→ Task statement: Begin with the first line of the material and copy each line word for word through the line that contains "405], [1395, 54]];"; the pictures are left out.

→ Available data:

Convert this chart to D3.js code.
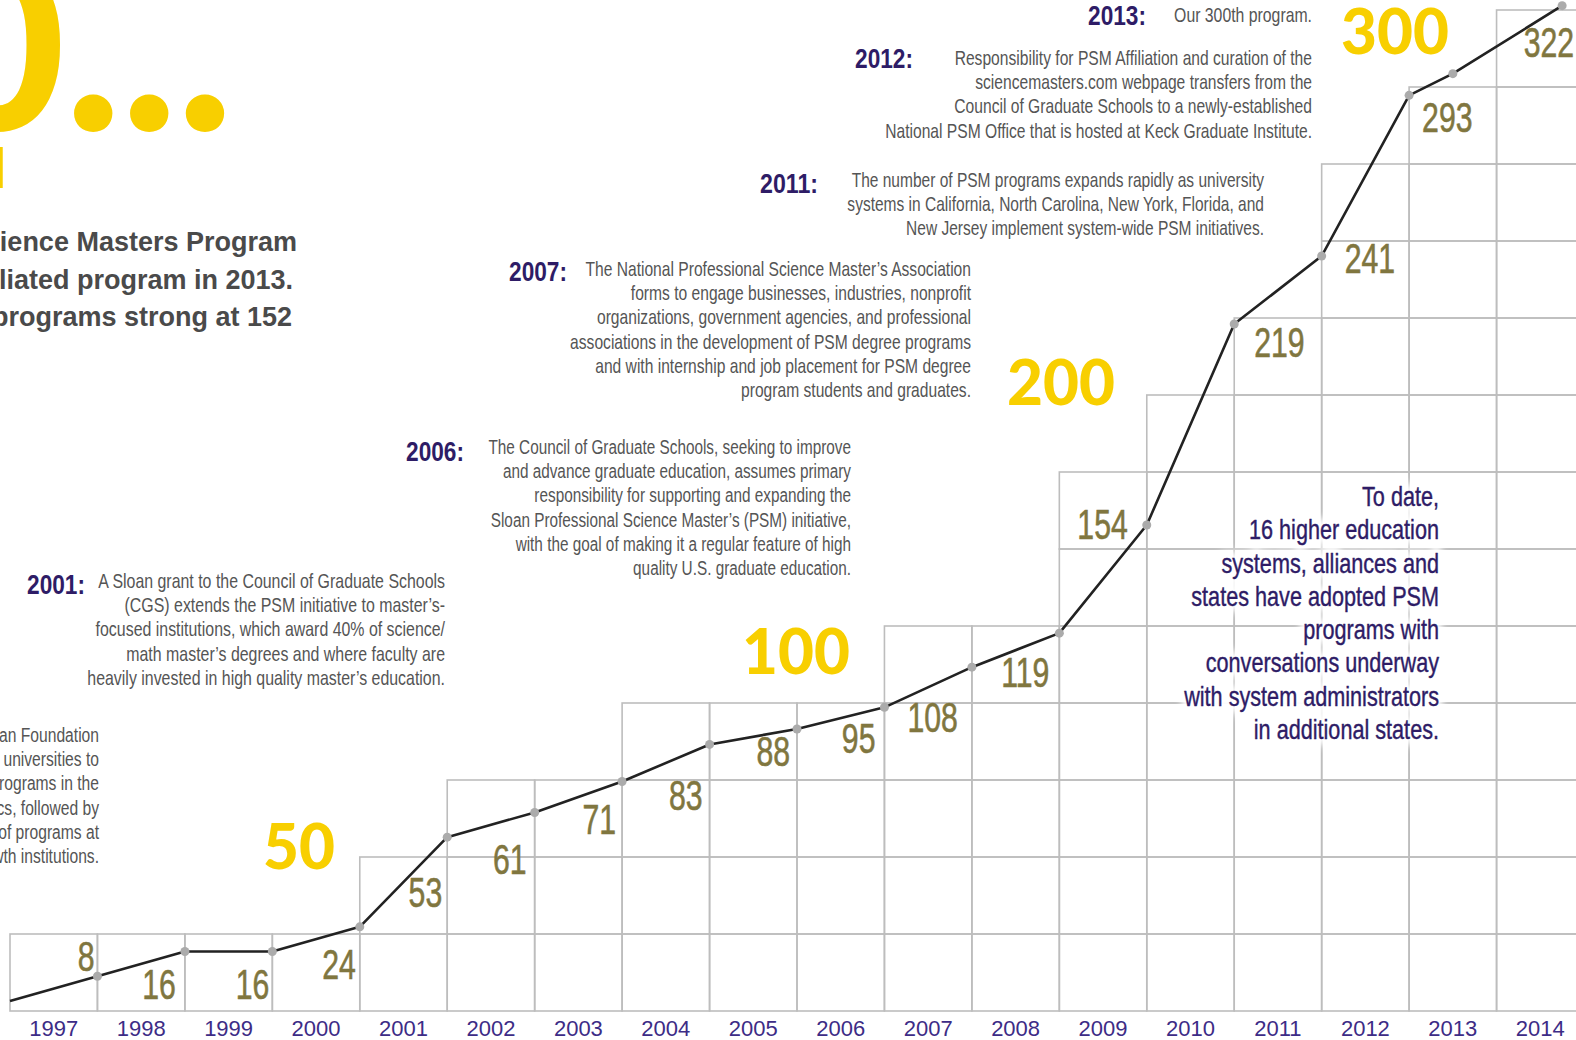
<!DOCTYPE html>
<meta charset="UTF-8">
<script src="https://cdnjs.cloudflare.com/ajax/libs/d3/7.8.5/d3.min.js"></script>
<style>
    body { margin: 0; background: #fff; }
    svg { display: block; }
</style>
<svg id="chart" width="1576" height="1040"></svg>
<script>
    // PSM programs affiliated (count at the end of each year, plus the 300th and the latest count)
    let dates = [1997, 1998, 1999, 2000, 2001, 2002, 2003, 2004, 2005, 2006, 2007, 2008, 2009, 2010, 2011, 2012, 2013, 2013.5, 2014.75];
    let programs = [0, 8, 16, 16, 24, 53, 61, 71, 83, 88, 95, 108, 119, 154, 219, 241, 293, 300, 322];
    let years = [1997, 1998, 1999, 2000, 2001, 2002, 2003, 2004, 2005, 2006, 2007, 2008, 2009, 2010, 2011, 2012, 2013, 2014];
    // staircase of the background grid (rows per year column)
    let stepRows = [1, 1, 1, 1, 2, 3, 3, 4, 4, 4, 5, 5, 7, 8, 9, 11, 12, 13];
    let milestones = ["50", "100", "200", "300"];

    // hand placement of the value labels: [dx, dy, anchor]
    let labelNudge = [null, [-3, -5, "end"], [-9, 47, "end"], [-3, 47, "end"], [-4, 52, "end"], [-5, 70, "end"],
        [-8, 62, "end"], [-6, 52, "end"], [-7, 66, "end"], [-7, 37, "end"], [-9, 46, "end"], [-14, 65, "end"],
        [-10, 54, "end"], [-19, 14, "end"], [20, 33, "start"], [23, 17, "start"], [13, 37, "start"], null, [12, 51, "end"]];
    let milestoneAt = [[299, 869], [796, 674], [1061, 405], [1395, 54]];

    let notes = [
        {head: "2013:", hx: 1146, hy: 25, x: 1312, y: 22, w: 138, lines: ["Our 300th program."]},
        {head: "2012:", hx: 913, hy: 68, x: 1312, y: 65, w: 427, lines: [
            "Responsibility for PSM Affiliation and curation of the",
            "sciencemasters.com webpage transfers from the",
            "Council of Graduate Schools to a newly-established",
            "National PSM Office that is hosted at Keck Graduate Institute."]},
        {head: "2011:", hx: 818, hy: 193, x: 1264, y: 187, w: 417, lines: [
            "The number of PSM programs expands rapidly as university",
            "systems in California, North Carolina, New York, Florida, and",
            "New Jersey implement system-wide PSM initiatives."]},
        {head: "2007:", hx: 567, hy: 281, x: 971, y: 276, w: 401, lines: [
            "The National Professional Science Master\u2019s Association",
            "forms to engage businesses, industries, nonprofit",
            "organizations, government agencies, and professional",
            "associations in the development of PSM degree programs",
            "and with internship and job placement for PSM degree",
            "program students and graduates."]},
        {head: "2006:", hx: 464, hy: 461, x: 851, y: 454, w: 363, lines: [
            "The Council of Graduate Schools, seeking to improve",
            "and advance graduate education, assumes primary",
            "responsibility for supporting and expanding the",
            "Sloan Professional Science Master\u2019s (PSM) initiative,",
            "with the goal of making it a regular feature of high",
            "quality U.S. graduate education."]},
        {head: "2001:", hx: 85, hy: 594, x: 445, y: 588, w: 358, lines: [
            "A Sloan grant to the Council of Graduate Schools",
            "(CGS) extends the PSM initiative to master\u2019s-",
            "focused institutions, which award 40% of science/",
            "math master\u2019s degrees and where faculty are",
            "heavily invested in high quality master\u2019s education."]},
        {head: null, x: 99, y: 742, w: null, lines: [
            "In 1997, the Alfred P. Sloan Foundation",
            "began funding a group of universities to",
            "establish pilot PSM programs in the",
            "natural sciences and mathematics, followed by",
            "a rapid growth in the number of programs at",
            "both research and growth institutions."]}
    ];
    let boxLines = ["To date,", "16 higher education", "systems, alliances and", "states have adopted PSM",
        "programs with", "conversations underway", "with system administrators", "in additional states."];
    let introLines = ["The Professional Science Masters Program", "celebrated its 300th affiliated program in 2013.",
        "and continues with programs strong at 152"];

    const svg = d3.select("#chart");
    const narrow = "'Liberation Sans Narrow', 'Liberation Sans', Arial, sans-serif";
    const gold = "#f8cf00", olive = "#80763f", purple = "#2e1c66", greyText = "#555";

    let defs = svg.append("defs");
    defs.append("filter").attr("id", "glow").attr("x", "-20%").attr("y", "-20%").attr("width", "140%").attr("height", "140%")
        .append("feGaussianBlur").attr("stdDeviation", 4);

    let x = d3.scaleLinear().domain([1997, 2015]).range([10, 1584]);
    let y = d3.scaleLinear().domain([0, 325]).range([1001, -3.6]);
    let row = d3.scaleLinear().domain([0, 13]).range([1011, 10]);

    // staircase grid
    let cells = [];
    years.forEach(function (yr, i) {
        for (let r = 0; r < stepRows[i]; r++) cells.push({yr: yr, r: r});
    });
    svg.append("g")
        .selectAll("rect")
        .data(cells)
        .enter().append("rect")
        .attr("x", d => x(d.yr))
        .attr("y", d => row(d.r + 1))
        .attr("width", d => x(d.yr + 1) - x(d.yr))
        .attr("height", d => row(d.r) - row(d.r + 1))
        .style("fill", "none")
        .style("stroke", "#bdbdbd")
        .style("stroke-width", 1.6);

    // year labels under each column
    svg.append("g")
        .selectAll("text")
        .data(years)
        .enter().append("text")
        .attr("x", d => (x(d) + x(d + 1)) / 2)
        .attr("y", 1036)
        .style("font-family", "'Liberation Sans', Arial, sans-serif")
        .style("font-size", "22px")
        .style("text-anchor", "middle")
        .style("fill", "#3d2c86")
        .text(d => d);

    // big yellow title fragment, top left
    svg.append("text")
        .attr("x", 233).attr("y", 130)
        .style("font-family", "Lato, 'Open Sans', sans-serif")
        .style("font-weight", 900)
        .style("font-size", "235px")
        .style("text-anchor", "end")
        .style("fill", gold)
        .text("300...");
    svg.append("text")
        .attr("x", 6).attr("y", 188)
        .style("font-family", "Lato, sans-serif")
        .style("font-weight", 900)
        .style("font-size", "56px")
        .style("text-anchor", "end")
        .style("fill", gold)
        .text("PSM growth l");

    svg.append("g")
        .selectAll("text")
        .data(introLines)
        .enter().append("text")
        .attr("x", (d, i) => [297, 293, 292][i])
        .attr("y", (d, i) => 251 + i * 37.5)
        .style("font-family", "'Liberation Sans', Arial, sans-serif")
        .style("font-weight", "bold")
        .style("font-size", "27px")
        .style("text-anchor", "end")
        .style("fill", "#4a4a4a")
        .text(d => d);

    // milestone numbers
    svg.append("g")
        .selectAll("text")
        .data(milestones)
        .enter().append("text")
        .attr("x", (d, i) => milestoneAt[i][0])
        .attr("y", (d, i) => milestoneAt[i][1])
        .style("font-family", "Lato, 'Open Sans', sans-serif")
        .style("font-weight", 900)
        .style("font-size", "62px")
        .style("text-anchor", "middle")
        .style("fill", gold)
        .text(d => d);

    // timeline notes, condensed and right aligned
    let fitted = [];
    notes.forEach(function (n) {
        let g = svg.append("g").attr("transform", "translate(" + n.x + "," + n.y + ")");
        let inner = g.append("g");
        inner.selectAll("text")
            .data(n.lines)
            .enter().append("text")
            .attr("x", 0)
            .attr("y", (d, i) => i * 24.2)
            .style("font-family", narrow)
            .style("font-size", "20px")
            .style("text-anchor", "end")
            .style("fill", greyText)
            .text(d => d);
        let widest = d3.max(inner.selectAll("text").nodes(), t => t.getComputedTextLength());
        fitted.push({inner: inner, widest: widest, n: n});
        if (n.head) {
            let h = svg.append("g").attr("transform", "translate(" + n.hx + "," + n.hy + ")")
                .append("g");
            let ht = h.append("text")
                .style("font-family", narrow)
                .style("font-weight", "bold")
                .style("font-size", "28px")
                .style("text-anchor", "end")
                .style("fill", purple)
                .text(n.head);
            h.attr("transform", "scale(" + (58 / ht.node().getComputedTextLength()) + ",1)");
        }
    });
    let meanScale = d3.mean(fitted.filter(f => f.n.w), f => f.n.w / f.widest);
    fitted.forEach(function (f) {
        let s = f.n.w ? f.n.w / f.widest : meanScale;
        f.inner.attr("transform", "scale(" + s + ",1)");
    });

    // "To date" box, with a white glow behind
    let box = svg.append("g").attr("transform", "translate(1439,506)");
    let boxInner = box.append("g");
    ["halo", "ink"].forEach(function (layer) {
        boxInner.append("g")
            .attr("filter", layer === "halo" ? "url(#glow)" : null)
            .selectAll("text")
            .data(boxLines)
            .enter().append("text")
            .attr("x", 0)
            .attr("y", (d, i) => i * 33.3)
            .style("font-family", narrow)
            .style("font-size", "27px")
            .style("text-anchor", "end")
            .style("fill", layer === "halo" ? "#fff" : purple)
            .style("stroke", layer === "halo" ? "#fff" : purple)
            .style("stroke-width", layer === "halo" ? 12 : 0.4)
            .style("stroke-linejoin", "round")
            .text(d => d);
    });
    let boxWidest = d3.max(boxInner.selectAll("text").nodes(), t => t.getComputedTextLength());
    boxInner.attr("transform", "scale(" + (255 / boxWidest) + ",1)");

    // the growth line
    let idx = d3.range(programs.length);
    let line = d3.line()
        .x(i => x(dates[i]))
        .y(i => y(programs[i]));
    svg.append("path")
        .datum(idx)
        .attr("d", line)
        .style("fill", "none")
        .style("stroke", "#222")
        .style("stroke-width", 2.6)
        .style("stroke-linejoin", "round");

    svg.append("g")
        .selectAll("circle")
        .data(idx.slice(1))
        .enter().append("circle")
        .attr("cx", i => x(dates[i]))
        .attr("cy", i => y(programs[i]))
        .attr("r", 4.5)
        .style("fill", "#ababab");

    // value labels
    let lab = svg.append("g")
        .selectAll("g")
        .data(idx.filter(i => labelNudge[i]))
        .enter().append("g")
        .attr("transform", i => "translate(" + (x(dates[i]) + labelNudge[i][0]) + "," + (y(programs[i]) + labelNudge[i][1]) + ") scale(0.72,1)");
    lab.append("text")
        .style("font-family", narrow)
        .style("font-size", "42px")
        .style("text-anchor", i => labelNudge[i][2])
        .style("fill", olive)
        .style("stroke", olive)
        .style("stroke-width", 0.6)
        .text(i => programs[i]);
</script>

→ Written answer:
Convert this chart to D3.js code.
<!DOCTYPE html>
<meta charset="UTF-8">
<script src="https://cdnjs.cloudflare.com/ajax/libs/d3/7.8.5/d3.min.js"></script>
<style>
    body { margin: 0; background: #fff; }
    svg { display: block; }
</style>
<svg id="chart" width="1576" height="1040"></svg>
<script>
    // PSM programs affiliated (count at the end of each year, plus the 300th and the latest count)
    let dates = [1997, 1998, 1999, 2000, 2001, 2002, 2003, 2004, 2005, 2006, 2007, 2008, 2009, 2010, 2011, 2012, 2013, 2013.5, 2014.75];
    let programs = [0, 8, 16, 16, 24, 53, 61, 71, 83, 88, 95, 108, 119, 154, 219, 241, 293, 300, 322];
    let years = [1997, 1998, 1999, 2000, 2001, 2002, 2003, 2004, 2005, 2006, 2007, 2008, 2009, 2010, 2011, 2012, 2013, 2014];
    // staircase of the background grid (rows per year column)
    let stepRows = [1, 1, 1, 1, 2, 3, 3, 4, 4, 4, 5, 5, 7, 8, 9, 11, 12, 13];
    let milestones = ["50", "100", "200", "300"];

    // hand placement of the value labels: [dx, dy, anchor]
    let labelNudge = [null, [-3, -5, "end"], [-9, 47, "end"], [-3, 47, "end"], [-4, 52, "end"], [-5, 70, "end"],
        [-8, 62, "end"], [-6, 52, "end"], [-7, 66, "end"], [-7, 37, "end"], [-9, 46, "end"], [-14, 65, "end"],
        [-10, 54, "end"], [-19, 14, "end"], [20, 33, "start"], [23, 17, "start"], [13, 37, "start"], null, [12, 51, "end"]];
    let milestoneAt = [[299, 869], [796, 674], [1061, 405], [1395, 54]];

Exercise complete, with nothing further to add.